Instructions for the task
Would you transcribe the whole listing exactly, minus its pictures?

Data segment
********

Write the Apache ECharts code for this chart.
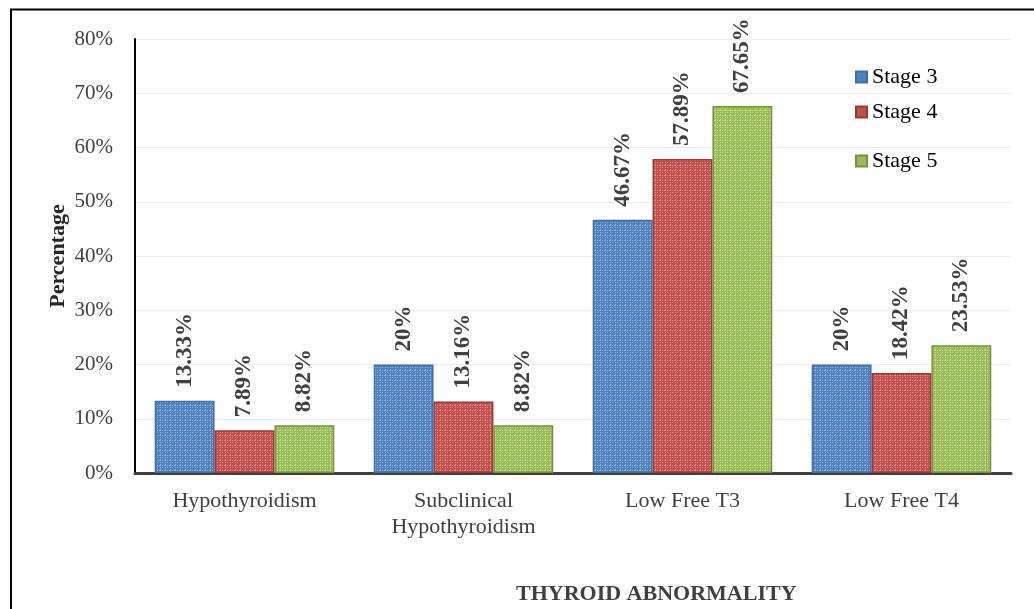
<!DOCTYPE html>
<html>
<head>
<meta charset="utf-8">
<script src="https://cdn.jsdelivr.net/npm/echarts@6/dist/echarts.min.js"></script>
<style>html,body{margin:0;padding:0;background:#fff}#c{width:1034px;height:609px}</style>
</head>
<body>
<div id="c"></div>
<script>
const categories = ['Hypothyroidism', 'Subclinical\nHypothyroidism', 'Low Free T3', 'Low Free T4'];
const stage3 = [13.33, 20, 46.67, 20];
const stage4 = [7.89, 13.16, 57.89, 18.42];
const stage5 = [8.82, 8.82, 67.65, 23.53];
const labels3 = ['13.33%', '20%', '46.67%', '20%'];
const labels4 = ['7.89%', '13.16%', '57.89%', '18.42%'];
const labels5 = ['8.82%', '8.82%', '67.65%', '23.53%'];
const yTicks = [0, 10, 20, 30, 40, 50, 60, 70, 80];

function pattern(base, light) {
  const c = document.createElement('canvas');
  c.width = 5; c.height = 5;
  const g = c.getContext('2d');
  g.fillStyle = base; g.fillRect(0, 0, 5, 5);
  g.fillStyle = light;
  g.fillRect(0, 0, 1, 1); g.fillRect(2, 0, 1, 1); g.fillRect(4, 0, 1, 1);
  g.fillRect(0, 2, 1, 1); g.fillRect(0, 4, 1, 1);
  g.fillRect(2, 2, 1, 1);
  return { image: c, repeat: 'repeat' };
}

const font = 'Liberation Serif';
const chart = echarts.init(document.getElementById('c'), null, { renderer: 'canvas' });

function series(name, data, labels, base, light, border) {
  return {
    name, type: 'bar', data,
    barGap: '0%', barCategoryGap: '18%',
    itemStyle: { color: pattern(base, light), borderColor: border, borderWidth: 1.5 },
    label: {
      show: true, position: 'top', rotate: 90, align: 'left', verticalAlign: 'middle',
      distance: 13, fontFamily: font, fontWeight: 'bold', fontSize: 23, color: '#404040',
      formatter: p => labels[p.dataIndex]
    }
  };
}

function legendAt(name, top, color) {
  return {
    data: [{ name, itemStyle: { color } }], left: 855, top, itemWidth: 11, itemHeight: 11,
    icon: 'rect', textStyle: { fontFamily: font, fontSize: 22, color: '#000' }, itemGap: 0,
    padding: 0
  };
}

chart.setOption({
  animation: false,
  grid: { left: 135, right: 23, top: 39, bottom: 136 },
  legend: [
    legendAt('Stage 3', 66, '#4f81bd'),
    legendAt('Stage 4', 101, '#c0504d'),
    legendAt('Stage 5', 150, '#9bbb59')
  ],
  title: {
    text: 'THYROID ABNORMALITY', left: 511, top: 578,
    textStyle: { fontFamily: font, fontSize: 22, fontWeight: 'bold', color: '#404040' }
  },
  xAxis: {
    type: 'category', data: categories,
    axisLine: { lineStyle: { color: '#404040', width: 3 } },
    axisTick: { show: false },
    axisLabel: { fontFamily: font, fontSize: 22, color: '#404040', margin: 15, lineHeight: 26 }
  },
  yAxis: {
    type: 'value', min: yTicks[0], max: yTicks[yTicks.length - 1], interval: 10,
    name: 'Percentage', nameLocation: 'middle', nameGap: 66, nameRotate: 90, nameMoveOverlap: false,
    nameTextStyle: { fontFamily: font, fontSize: 22, fontWeight: 'bold', color: '#262626' },
    axisLine: { show: true, lineStyle: { color: '#000', width: 2 } },
    axisTick: { show: false },
    axisLabel: { fontFamily: font, fontSize: 21, color: '#404040', margin: 22, formatter: '{value}%' },
    splitLine: { lineStyle: { color: '#ececec', width: 1 } }
  },
  graphic: [
    { type: 'line', shape: { x1: 10, y1: 9.5, x2: 1034, y2: 9.5 }, style: { stroke: '#000', lineWidth: 2 } },
    { type: 'line', shape: { x1: 11, y1: 9, x2: 11, y2: 609 }, style: { stroke: '#000', lineWidth: 2 } }
  ],
  series: [
    series('Stage 3', stage3, labels3, '#4f81bd', '#8fb0da', '#3f6ea8'),
    series('Stage 4', stage4, labels4, '#c0504d', '#e08a88', '#983a38'),
    series('Stage 5', stage5, labels5, '#9bbb59', '#c3da93', '#76923c')
  ]
});
</script>
</body>
</html>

********

Exercise answer
Write the Apache ECharts code for this chart.
<!DOCTYPE html>
<html>
<head>
<meta charset="utf-8">
<script src="https://cdn.jsdelivr.net/npm/echarts@6/dist/echarts.min.js"></script>
<style>html,body{margin:0;padding:0;background:#fff}#c{width:1034px;height:609px}</style>
</head>
<body>
<div id="c"></div>
<script>
const categories = ['Hypothyroidism', 'Subclinical\nHypothyroidism', 'Low Free T3', 'Low Free T4'];
const stage3 = [13.33, 20, 46.67, 20];
const stage4 = [7.89, 13.16, 57.89, 18.42];
const stage5 = [8.82, 8.82, 67.65, 23.53];
const labels3 = ['13.33%', '20%', '46.67%', '20%'];
const labels4 = ['7.89%', '13.16%', '57.89%', '18.42%'];
const labels5 = ['8.82%', '8.82%', '67.65%', '23.53%'];
const yTicks = [0, 10, 20, 30, 40, 50, 60, 70, 80];

function pattern(base, light) {
  const c = document.createElement('canvas');
  c.width = 5; c.height = 5;
  const g = c.getContext('2d');
  g.fillStyle = base; g.fillRect(0, 0, 5, 5);
  g.fillStyle = light;
  g.fillRect(0, 0, 1, 1); g.fillRect(2, 0, 1, 1); g.fillRect(4, 0, 1, 1);
  g.fillRect(0, 2, 1, 1); g.fillRect(0, 4, 1, 1);
  g.fillRect(2, 2, 1, 1);
  return { image: c, repeat: 'repeat' };
}

const font = 'Liberation Serif';
const chart = echarts.init(document.getElementById('c'), null, { renderer: 'canvas' });

function series(name, data, labels, base, light, border) {
  return {
    name, type: 'bar', data,
    barGap: '0%', barCategoryGap: '18%',
    itemStyle: { color: pattern(base, light), borderColor: border, borderWidth: 1.5 },
    label: {
      show: true, position: 'top', rotate: 90, align: 'left', verticalAlign: 'middle',
      distance: 13, fontFamily: font, fontWeight: 'bold', fontSize: 23, color: '#404040',
      formatter: p => labels[p.dataIndex]
    }
  };
}

function legendAt(name, top, color) {
  return {
    data: [{ name, itemStyle: { color } }], left: 855, top, itemWidth: 11, itemHeight: 11,
    icon: 'rect', textStyle: { fontFamily: font, fontSize: 22, color: '#000' }, itemGap: 0,
    padding: 0
  };
}

chart.setOption({
  animation: false,
  grid: { left: 135, right: 23, top: 39, bottom: 136 },
  legend: [
    legendAt('Stage 3', 66, '#4f81bd'),
    legendAt('Stage 4', 101, '#c0504d'),
    legendAt('Stage 5', 150, '#9bbb59')
  ],
  title: {
    text: 'THYROID ABNORMALITY', left: 511, top: 578,
    textStyle: { fontFamily: font, fontSize: 22, fontWeight: 'bold', color: '#404040' }
  },
  xAxis: {
    type: 'category', data: categories,
    axisLine: { lineStyle: { color: '#404040', width: 3 } },
    axisTick: { show: false },
    axisLabel: { fontFamily: font, fontSize: 22, color: '#404040', margin: 15, lineHeight: 26 }
  },
  yAxis: {
    type: 'value', min: yTicks[0], max: yTicks[yTicks.length - 1], interval: 10,
    name: 'Percentage', nameLocation: 'middle', nameGap: 66, nameRotate: 90, nameMoveOverlap: false,
    nameTextStyle: { fontFamily: font, fontSize: 22, fontWeight: 'bold', color: '#262626' },
    axisLine: { show: true, lineStyle: { color: '#000', width: 2 } },
    axisTick: { show: false },
    axisLabel: { fontFamily: font, fontSize: 21, color: '#404040', margin: 22, formatter: '{value}%' },
    splitLine: { lineStyle: { color: '#ececec', width: 1 } }
  },
  graphic: [
    { type: 'line', shape: { x1: 10, y1: 9.5, x2: 1034, y2: 9.5 }, style: { stroke: '#000', lineWidth: 2 } },
    { type: 'line', shape: { x1: 11, y1: 9, x2: 11, y2: 609 }, style: { stroke: '#000', lineWidth: 2 } }
  ],
  series: [
    series('Stage 3', stage3, labels3, '#4f81bd', '#8fb0da', '#3f6ea8'),
    series('Stage 4', stage4, labels4, '#c0504d', '#e08a88', '#983a38'),
    series('Stage 5', stage5, labels5, '#9bbb59', '#c3da93', '#76923c')
  ]
});
</script>
</body>
</html>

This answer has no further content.